[WHAT THIS TASK INVOLVES]: Repeat only what lies from the line with "Clone this diagram in TikZ." to the line with "anchor=base west, inner", those two lines included, exactly as it stands; omit any images.

[EXERCISE DATA]:
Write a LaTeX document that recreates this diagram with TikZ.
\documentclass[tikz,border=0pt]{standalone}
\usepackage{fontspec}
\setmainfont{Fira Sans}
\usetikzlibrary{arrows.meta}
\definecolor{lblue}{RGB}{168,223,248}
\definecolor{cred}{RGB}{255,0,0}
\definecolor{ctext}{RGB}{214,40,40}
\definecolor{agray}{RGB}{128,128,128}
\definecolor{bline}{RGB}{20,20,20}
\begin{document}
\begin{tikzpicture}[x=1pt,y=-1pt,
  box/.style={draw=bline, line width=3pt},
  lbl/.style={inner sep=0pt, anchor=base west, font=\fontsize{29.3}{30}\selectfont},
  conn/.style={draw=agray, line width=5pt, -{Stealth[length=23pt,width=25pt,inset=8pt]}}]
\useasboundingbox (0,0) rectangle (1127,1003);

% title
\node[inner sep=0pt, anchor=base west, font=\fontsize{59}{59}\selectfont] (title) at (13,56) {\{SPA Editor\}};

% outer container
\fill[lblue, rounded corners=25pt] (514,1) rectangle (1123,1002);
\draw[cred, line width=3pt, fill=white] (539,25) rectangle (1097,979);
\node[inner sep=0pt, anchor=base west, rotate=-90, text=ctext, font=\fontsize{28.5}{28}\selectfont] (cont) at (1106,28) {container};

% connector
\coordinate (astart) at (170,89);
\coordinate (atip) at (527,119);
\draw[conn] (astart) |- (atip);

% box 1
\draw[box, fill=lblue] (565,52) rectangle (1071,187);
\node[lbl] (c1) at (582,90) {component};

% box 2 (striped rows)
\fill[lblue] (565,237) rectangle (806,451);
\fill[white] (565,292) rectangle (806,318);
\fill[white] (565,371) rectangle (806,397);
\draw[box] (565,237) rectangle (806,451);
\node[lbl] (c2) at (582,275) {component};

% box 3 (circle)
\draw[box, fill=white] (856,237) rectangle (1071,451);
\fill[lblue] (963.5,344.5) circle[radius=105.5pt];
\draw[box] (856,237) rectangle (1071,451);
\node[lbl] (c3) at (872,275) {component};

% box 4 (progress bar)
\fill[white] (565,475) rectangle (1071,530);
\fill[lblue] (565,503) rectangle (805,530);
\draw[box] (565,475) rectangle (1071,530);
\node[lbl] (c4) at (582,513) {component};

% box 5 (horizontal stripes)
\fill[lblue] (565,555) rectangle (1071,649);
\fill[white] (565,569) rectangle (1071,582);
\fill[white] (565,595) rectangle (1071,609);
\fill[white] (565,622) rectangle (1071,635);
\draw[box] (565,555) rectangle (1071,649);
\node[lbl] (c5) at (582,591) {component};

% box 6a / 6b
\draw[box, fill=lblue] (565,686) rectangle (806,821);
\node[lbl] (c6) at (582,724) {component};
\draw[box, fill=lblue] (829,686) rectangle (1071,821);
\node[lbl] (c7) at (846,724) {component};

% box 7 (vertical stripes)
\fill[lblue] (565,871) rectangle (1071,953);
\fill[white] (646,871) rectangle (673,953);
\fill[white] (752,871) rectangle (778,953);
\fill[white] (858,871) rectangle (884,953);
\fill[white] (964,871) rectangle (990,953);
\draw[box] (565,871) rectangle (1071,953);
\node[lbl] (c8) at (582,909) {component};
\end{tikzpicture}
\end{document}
==
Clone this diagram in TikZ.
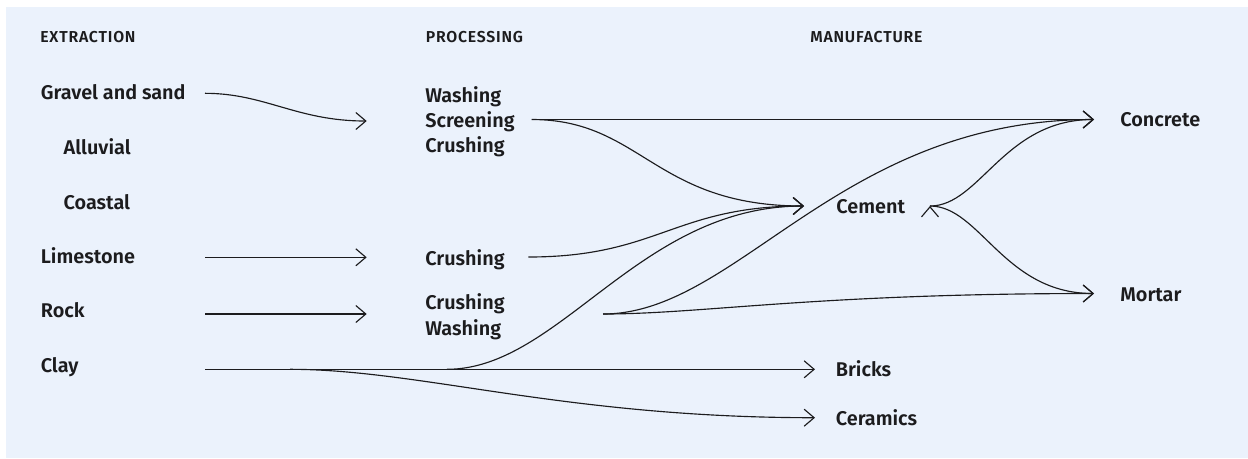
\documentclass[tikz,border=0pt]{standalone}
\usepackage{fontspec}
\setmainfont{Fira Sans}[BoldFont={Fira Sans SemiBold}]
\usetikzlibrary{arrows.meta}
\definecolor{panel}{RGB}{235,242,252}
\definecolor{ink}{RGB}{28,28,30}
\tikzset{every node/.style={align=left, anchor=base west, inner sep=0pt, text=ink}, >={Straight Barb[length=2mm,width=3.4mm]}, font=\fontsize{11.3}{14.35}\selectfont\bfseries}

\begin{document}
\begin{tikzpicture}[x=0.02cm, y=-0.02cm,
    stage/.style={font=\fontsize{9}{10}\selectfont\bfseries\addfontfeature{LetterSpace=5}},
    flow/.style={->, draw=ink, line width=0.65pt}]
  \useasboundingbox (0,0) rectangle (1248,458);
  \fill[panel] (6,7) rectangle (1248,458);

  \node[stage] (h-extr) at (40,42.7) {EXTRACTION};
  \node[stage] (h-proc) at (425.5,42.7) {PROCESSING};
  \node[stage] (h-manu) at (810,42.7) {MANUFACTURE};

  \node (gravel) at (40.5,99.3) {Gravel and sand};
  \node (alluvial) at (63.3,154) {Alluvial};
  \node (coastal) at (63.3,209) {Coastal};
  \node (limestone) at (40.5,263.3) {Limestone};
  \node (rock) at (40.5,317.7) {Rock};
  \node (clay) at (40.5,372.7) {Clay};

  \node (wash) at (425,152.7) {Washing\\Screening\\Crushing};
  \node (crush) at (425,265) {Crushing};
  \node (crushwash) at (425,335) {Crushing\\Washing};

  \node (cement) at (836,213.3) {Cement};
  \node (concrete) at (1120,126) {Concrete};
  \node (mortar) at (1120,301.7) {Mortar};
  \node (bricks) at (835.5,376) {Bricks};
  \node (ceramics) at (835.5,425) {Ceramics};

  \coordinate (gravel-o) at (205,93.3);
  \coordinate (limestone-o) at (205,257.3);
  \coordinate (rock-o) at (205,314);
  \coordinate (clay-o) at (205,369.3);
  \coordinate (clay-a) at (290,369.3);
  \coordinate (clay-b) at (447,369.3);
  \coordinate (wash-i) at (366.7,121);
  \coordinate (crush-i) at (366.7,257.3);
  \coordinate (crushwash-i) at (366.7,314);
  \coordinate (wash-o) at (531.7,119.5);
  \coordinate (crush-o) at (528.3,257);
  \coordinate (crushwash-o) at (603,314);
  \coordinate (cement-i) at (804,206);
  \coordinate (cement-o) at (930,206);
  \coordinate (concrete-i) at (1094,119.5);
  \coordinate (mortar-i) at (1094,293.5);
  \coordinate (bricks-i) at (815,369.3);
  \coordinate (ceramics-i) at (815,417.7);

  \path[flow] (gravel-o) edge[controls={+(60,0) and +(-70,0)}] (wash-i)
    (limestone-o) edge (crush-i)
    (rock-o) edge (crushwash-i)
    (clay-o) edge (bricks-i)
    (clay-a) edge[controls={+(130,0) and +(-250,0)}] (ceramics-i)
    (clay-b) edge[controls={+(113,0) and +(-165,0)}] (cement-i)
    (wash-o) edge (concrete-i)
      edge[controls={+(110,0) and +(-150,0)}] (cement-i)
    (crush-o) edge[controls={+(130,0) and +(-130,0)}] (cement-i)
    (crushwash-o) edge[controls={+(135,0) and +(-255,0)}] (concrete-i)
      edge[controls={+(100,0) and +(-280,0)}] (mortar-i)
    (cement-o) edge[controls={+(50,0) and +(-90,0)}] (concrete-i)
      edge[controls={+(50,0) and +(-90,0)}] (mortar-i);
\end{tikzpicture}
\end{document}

[FINAL RESULT]:
Clone this diagram in TikZ.
\documentclass[tikz,border=0pt]{standalone}
\usepackage{fontspec}
\setmainfont{Fira Sans}[BoldFont={Fira Sans SemiBold}]
\usetikzlibrary{arrows.meta}
\definecolor{panel}{RGB}{235,242,252}
\definecolor{ink}{RGB}{28,28,30}
\tikzset{every node/.style={align=left, anchor=base west, inner sep=0pt, text=ink}, >={Straight Barb[length=2mm,width=3.4mm]}, font=\fontsize{11.3}{14.35}\selectfont\bfseries}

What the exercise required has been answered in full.